== Your goal ==
Keep only the lines that hold the string "this", filtering out the rest of the entries below.

'''

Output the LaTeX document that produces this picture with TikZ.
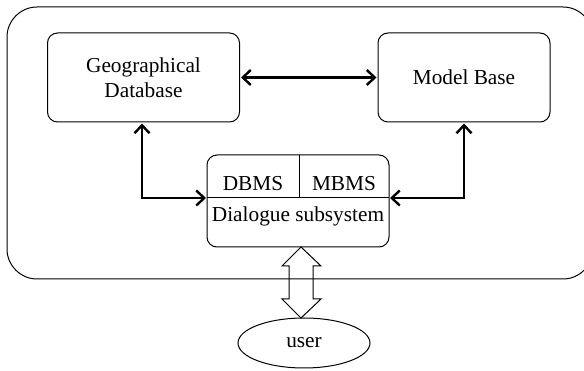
\documentclass[tikz,border=0pt]{standalone}
\usepackage{fontspec}
\setmainfont{Liberation Serif}
\usetikzlibrary{arrows.meta,shapes.geometric,calc}
\begin{document}
\begin{tikzpicture}[x=1pt,y=-1pt,
  tip/.tip={Straight Barb[length=8pt,width=15pt,line width=2.4pt]},
  box/.style={draw,line width=1pt,rounded corners=10pt,inner sep=0pt,align=center,font=\fontsize{21.3}{25}\selectfont},
  thickline/.style={line width=2.6pt},
  txt/.style={font=\fontsize{21.3}{25}\selectfont,inner sep=0pt}]
\useasboundingbox (0,0) rectangle (584,371);
\clip (0,0) rectangle (584,371);
\draw[line width=1pt,rounded corners=30pt] (7,7) rectangle (593,279);
\node[box,minimum width=192pt,minimum height=89pt] (gd) at (143.5,77.5) {Geographical\\Database};
\node[box,minimum width=172pt,minimum height=89pt] (mb) at (464,77.5) {Model Base};
\node[box,minimum width=182pt,minimum height=92pt] (ds) at (298,201) {};
\coordinate (dl) at (207,198);
\coordinate (dr) at (389,198);
\draw[line width=1pt] (dl) -- (dr);
\draw[line width=1pt] (299,155) -- (299,198);
\node[txt] (dbms) at (253,184) {DBMS};
\node[txt] (mbms) at (344,184) {MBMS};
\node[txt] (dlg) at (298,216) {Dialogue subsystem};
\node[draw,line width=1pt,ellipse,minimum width=132pt,minimum height=50pt,inner sep=0pt,font=\fontsize{21.3}{25}\selectfont] (user) at (304,343) {user};
\draw[thickline,tip-tip,shorten <=1pt,shorten >=1pt] (gd.east) -- (mb.west);
\coordinate (lc) at (142,198);
\coordinate (rc) at (464,198);
\draw[thickline,-tip,shorten >=1pt] (lc) -- (lc |- gd.south);
\draw[thickline,-tip,shorten >=1pt] ($(lc)+(0,-1.3)$) -- (lc) -- (dl);
\draw[thickline,-tip,shorten >=1pt] (rc) -- (rc |- mb.south);
\draw[thickline,-tip,shorten >=1pt] ($(rc)+(0,-1.3)$) -- (rc) -- (dr);
\draw[line width=1pt,line join=miter] (301,247) -- (321,266) -- (313,266) -- (313,299) -- (321,299) -- (301,318) -- (282,299) -- (289,299) -- (289,266) -- (282,266) -- cycle;
\end{tikzpicture}
\end{document}
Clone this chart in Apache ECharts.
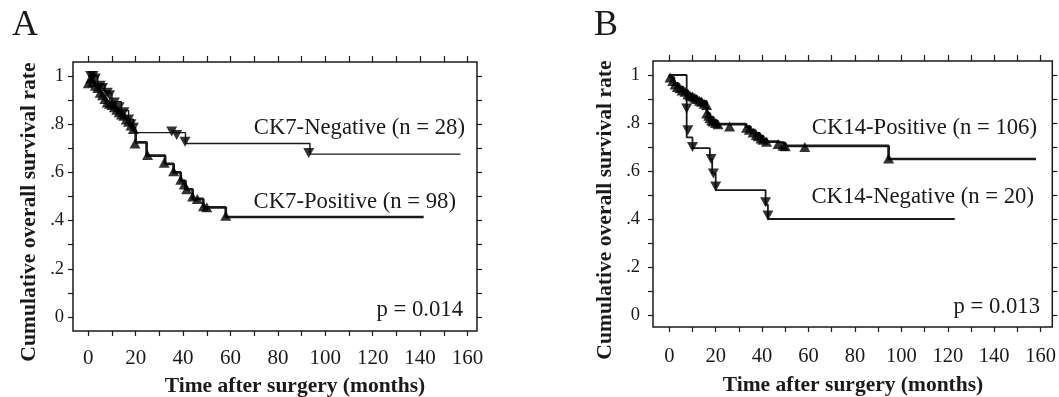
<!DOCTYPE html>
<html>
<head>
<meta charset="utf-8">
<script src="https://cdn.jsdelivr.net/npm/echarts@6/dist/echarts.min.js"></script>
<style>
html,body{margin:0;padding:0;background:#fff;}
#c{width:1059px;height:397px;}
</style>
</head>
<body>
<div id="c"></div>
<script>
// ---------- data ----------
const xLabelValues = [0,20,40,60,80,100,120,140,160];
const xTickValues = [0,10,20,30,40,50,60,70,80,90,100,110,120,130,140,150,160];
const yLabelValues = [0,0.2,0.4,0.6,0.8,1];
const yLabelTexts = ['0','.2','.4','.6','.8','1'];
const yTickValues = [0,0.1,0.2,0.3,0.4,0.5,0.6,0.7,0.8,0.9,1];

// Panel A : CK7
const aNegLine = [[0,1.0],[4,0.964],[7,0.929],[10,0.893],[14,0.857],[17,0.821],[19,0.786],[20,0.765],[41,0.72],[93.5,0.676],[157,0.676]];
const aNegCensor = [[1,1.0],[2,1.0],[3,0.99],[5,0.96],[6,0.95],[8,0.93],[9,0.92],[11,0.89],[13,0.87],[15,0.85],[17,0.82],[18,0.8],[19,0.785],[35.2,0.77],[37.3,0.755],[40.8,0.727],[93,0.68]];
const aPosLine = [[0,1.0],[1,0.98],[2,0.97],[3,0.96],[4,0.94],[5,0.93],[6,0.92],[7,0.9],[8,0.89],[10,0.88],[11,0.87],[12,0.86],[13,0.85],[14,0.84],[15,0.83],[16,0.82],[17,0.8],[18,0.79],[19,0.775],[20,0.725],[24.6,0.67],[32.4,0.635],[36,0.6],[39,0.565],[41,0.53],[44,0.49],[48.5,0.455],[58,0.415],[141.5,0.415]];
const aPosCensor = [[0,0.97],[1,0.99],[2,0.975],[3,0.96],[4,0.95],[5,0.93],[6,0.92],[7,0.905],[8,0.89],[9,0.885],[10,0.88],[11,0.87],[12,0.86],[13,0.85],[14,0.84],[15,0.835],[16,0.82],[17,0.81],[18,0.795],[19,0.78],[19.7,0.72],[25,0.672],[32,0.64],[36,0.605],[39,0.57],[40.5,0.55],[41.5,0.53],[44,0.5],[46,0.49],[48.6,0.46],[50,0.455],[58,0.42]];

// Panel B : CK14
const bPosLine = [[0,1.0],[0.5,0.99],[2,0.965],[4,0.95],[6,0.935],[8,0.92],[10,0.91],[12,0.9],[14,0.89],[16,0.87],[16.5,0.84],[17.5,0.825],[19,0.81],[20.5,0.795],[33,0.785],[35,0.77],[37,0.757],[39,0.745],[40.5,0.733],[42,0.722],[47,0.715],[50,0.705],[94.5,0.65],[158,0.65]];
const bPosCensor = [[0.3,0.99],[1.5,0.975],[2.5,0.96],[3.5,0.95],[4.6,0.945],[5.5,0.935],[6.8,0.93],[8,0.92],[8.9,0.915],[10,0.91],[11,0.905],[11.8,0.9],[13,0.893],[13.9,0.888],[15,0.88],[16.1,0.875],[16.1,0.84],[17,0.83],[17.5,0.82],[18.3,0.81],[18.9,0.806],[20,0.8],[21,0.795],[26,0.785],[33.3,0.78],[34.5,0.772],[36.1,0.76],[37.5,0.75],[38.3,0.745],[39.5,0.735],[40.4,0.73],[41.9,0.722],[46.9,0.712],[49,0.705],[50,0.703],[58.4,0.7],[94.5,0.652]];
const bNegLine = [[0,1.0],[7.5,0.74],[10,0.695],[17.5,0.65],[18.5,0.59],[20,0.52],[41.5,0.46],[42.5,0.40],[123,0.40]];
const bNegCensor = [[7.5,0.86],[8,0.77],[10,0.70],[18,0.65],[19,0.59],[20,0.535],[41.5,0.47],[42.5,0.415]];

// ---------- layout ----------
const FONT = '"Liberation Serif","Times New Roman",serif';
const INK = '#1a1a1a';
const panels = [
  {grid:{left:73,top:62,width:404,height:269}, x:[-6.456,164.0], y:[-0.0581,1.0581], xFont:21, yFont:18.5, xMargin:17, yMargin:9},
  {grid:{left:653,top:61,width:400,height:266}, x:[-7.011,165.03], y:[-0.05,1.0583], xFont:20.5, yFont:18.5, xMargin:19, yMargin:13}
];

const grids = [], xAxes = [], yAxes = [];
function yFmt(v){ for (let i=0;i<yLabelValues.length;i++) if (Math.abs(yLabelValues[i]-v)<1e-6) return yLabelTexts[i]; return ''; }
const tickStyle = {color:INK, width:1.2};
const noLine = {show:false, onZero:false};

panels.forEach((p, gi) => {
  grids.push(Object.assign({show:true, borderColor:INK, borderWidth:1.5, backgroundColor:'transparent', containLabel:false}, p.grid));
  xAxes.push({gridIndex:gi, type:'value', position:'bottom', min:p.x[0], max:p.x[1],
    axisLine:noLine, splitLine:{show:false},
    axisTick:{show:true, length:5, customValues:xTickValues, lineStyle:tickStyle},
    axisLabel:{show:true, customValues:xLabelValues, fontFamily:FONT, fontSize:p.xFont, color:INK, margin:p.xMargin}});
  xAxes.push({gridIndex:gi, type:'value', position:'top', min:p.x[0], max:p.x[1],
    axisLine:noLine, splitLine:{show:false}, axisLabel:{show:false},
    axisTick:{show:true, length:6, customValues:xTickValues, lineStyle:tickStyle}});
  yAxes.push({gridIndex:gi, type:'value', position:'left', min:p.y[0], max:p.y[1],
    axisLine:noLine, splitLine:{show:false},
    axisTick:{show:true, length:5, customValues:yTickValues, lineStyle:tickStyle},
    axisLabel:{show:true, customValues:yLabelValues, formatter:yFmt, fontFamily:FONT, fontSize:p.yFont, color:INK, margin:p.yMargin}});
  yAxes.push({gridIndex:gi, type:'value', position:'right', min:p.y[0], max:p.y[1],
    axisLine:noLine, splitLine:{show:false}, axisLabel:{show:false},
    axisTick:{show:true, length:5, customValues:yTickValues, lineStyle:tickStyle}});
});

function stepLine(data, gi, w){
  return {type:'line', step:'end', data, xAxisIndex:gi*2, yAxisIndex:gi*2, symbol:'none',
    lineStyle:{color:INK, width:w}, z:4, silent:true, animation:false};
}
function marks(data, gi, down){
  return {type:'scatter', data, xAxisIndex:gi*2, yAxisIndex:gi*2, symbol:'triangle', symbolSize:[11,10],
    symbolRotate: down ? 180 : 0, itemStyle:{color:'#000'}, z:5, silent:true, animation:false};
}

const series = [
  stepLine(aNegLine, 0, 1.4), marks(aNegCensor, 0, true),
  stepLine(aPosLine, 0, 2.7), marks(aPosCensor, 0, false),
  stepLine(bPosLine, 1, 2.7), marks(bPosCensor, 1, false),
  stepLine(bNegLine, 1, 1.8), marks(bNegCensor, 1, true)
];

function txt(text, x, y, size, align, opts){
  return Object.assign({type:'text', x, y, z:10, style:{text, font:(opts&&opts.bold?'bold ':'')+size+'px '+FONT,
    fill:INK, textAlign:align, textVerticalAlign:'middle'}}, opts && opts.rotation ? {rotation:opts.rotation} : {});
}

const graphic = [
  txt('A', 12, 26, 36, 'left'),
  txt('B', 594, 26, 36, 'left'),
  txt('Cumulative overall survival rate', 29, 212, 21.6, 'center', {bold:true, rotation:Math.PI/2}),
  txt('Cumulative overall survival rate', 605, 210, 21.6, 'center', {bold:true, rotation:Math.PI/2}),
  txt('Time after surgery (months)', 295, 386, 21.5, 'center', {bold:true}),
  txt('Time after surgery (months)', 853, 385, 21.5, 'center', {bold:true}),
  txt('CK7-Negative (n = 28)', 465, 128, 22.7, 'right'),
  txt('CK7-Positive (n = 98)', 456, 202, 22.7, 'right'),
  txt('p = 0.014', 463, 310, 22.7, 'right'),
  txt('CK14-Positive (n = 106)', 1037, 128, 22.7, 'right'),
  txt('CK14-Negative (n = 20)', 1034, 197, 22.7, 'right'),
  txt('p = 0.013', 1040, 307, 22.7, 'right')
];

const chart = echarts.init(document.getElementById('c'), null, {renderer:'canvas'});
chart.setOption({
  animation:false,
  backgroundColor:'#fff',
  grid:grids, xAxis:xAxes, yAxis:yAxes, series, graphic
});
</script>
</body>
</html>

'''

== Answer to the task ==
Output the LaTeX document that produces this picture with TikZ.
Clone this chart in Apache ECharts.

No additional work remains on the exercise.